15.3.1 Running Average Plot

If we only flip the coin a few times, then the estimated probability that may not be accurate due to random fluctuation. However, the more coin flips we consider the more likely the estimated probability approaches the truth (which we known due to FTS). A fair question to ask with simulations is: “how many simulations do we need?”. There are rigorous rules that we can use to determine how many simulations we need until our estimate converges to the truth; however, we will focus on summary tables and visualization tools for now. We know we have enough simulations when our estimate seems to “stabilize”. We can track the statistics or the estimated probability as we consider more simulations. We can visualize this using a running average plot, also known as a cumulative proportion plot. In a running average plot we have the number of trials on the x-axis, and the estimated probability using all data up to trial $i$ on the y-axis. For example, consider the first five coin flips above: 1, 1, 0, 0, 0. Then the estimated probability of successes using “n” number of trials is the following.
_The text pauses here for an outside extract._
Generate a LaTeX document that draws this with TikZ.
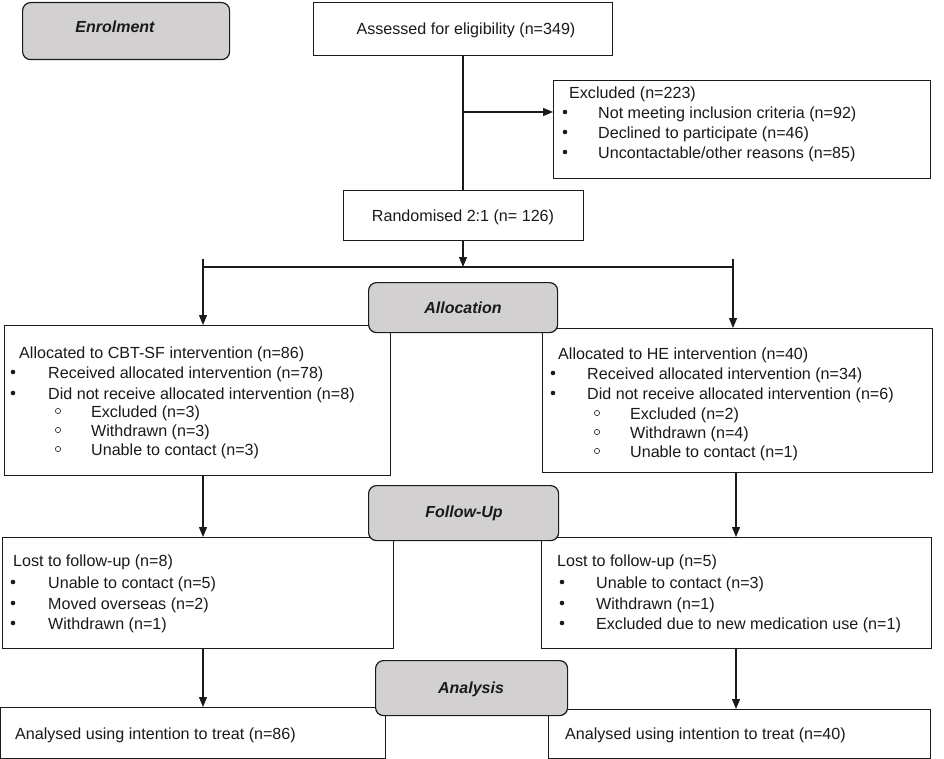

When the number of trials is $n = 1$ , the estimated probability of a head is $\hat{p}_1 = (1)/1 = 1$
When the number of trials is $n = 2$ , the estimated probability of a head is $\hat{p}_2 = (1+1)/2 = 1$
When the number of trials is $n = 3$ , the estimated probability of a head is $\hat{p}_3 = (1+1+0)/3 = 2/3$
When the number of trials is $n = 4$ , the estimated probability of a head is $\hat{p}_4 = (1+1+0+0)/4 = 2/4$
When the number of trials is $n = 5$ , the estimated probability of a head is $\hat{p}_5 = (1+1+0+0+0)/5 = 2/5$

plot(1:length(NumHeads), results$EstHeads, main = "Running Average Plot",
    xlab = "Simulation", ylab = "Estimated Probability", type = "b",
    ylim = c(0, 1))

Clearly, 10 coin flips is not enough. The plot is a bit erratic, and our final estimate is 0.3. We know we have not done enough simulations because we know the probability of getting a head is 0.5.

15.3.2 Set Seed

Another problem is the simulation itself. If you repeated this simulation you would get a very different answer. Often times when running a simulation we will want to use the same numbers over and over again. The function sample() generates values randomly though, which means each time we call this function we will get new and different values. In order to make sure our values are consistent each time we run R, or across computers we can set the seed. The seed determines the way the computer generates our random numbers. Normally the seed is random, so each time sample() is called we get a new random sequence. Using the set.seed() function will make sure that the sequence stays the same. Notice with different seeds we get different results.

15.3.3 Stopping Rules

It can be difficult to know when to stop the simulation. In general we need enough simulations so that way the estimate becomes stable. That is, until the plot stops behaving erratically regardless of the seed. You can try this simulation on your own, and see when how many simulations you need for the estimate to become stable and try different seeds.

Some simulations studies implement an stopping rule. A common stopping rule is to stop the simulation when $|p_i - p_{i-1}| < c$ , where $c$ is some small number like 0.001. When using a stopping rule like this it is a good idea to initialize your simulations with a few trials to prevent stopping really early.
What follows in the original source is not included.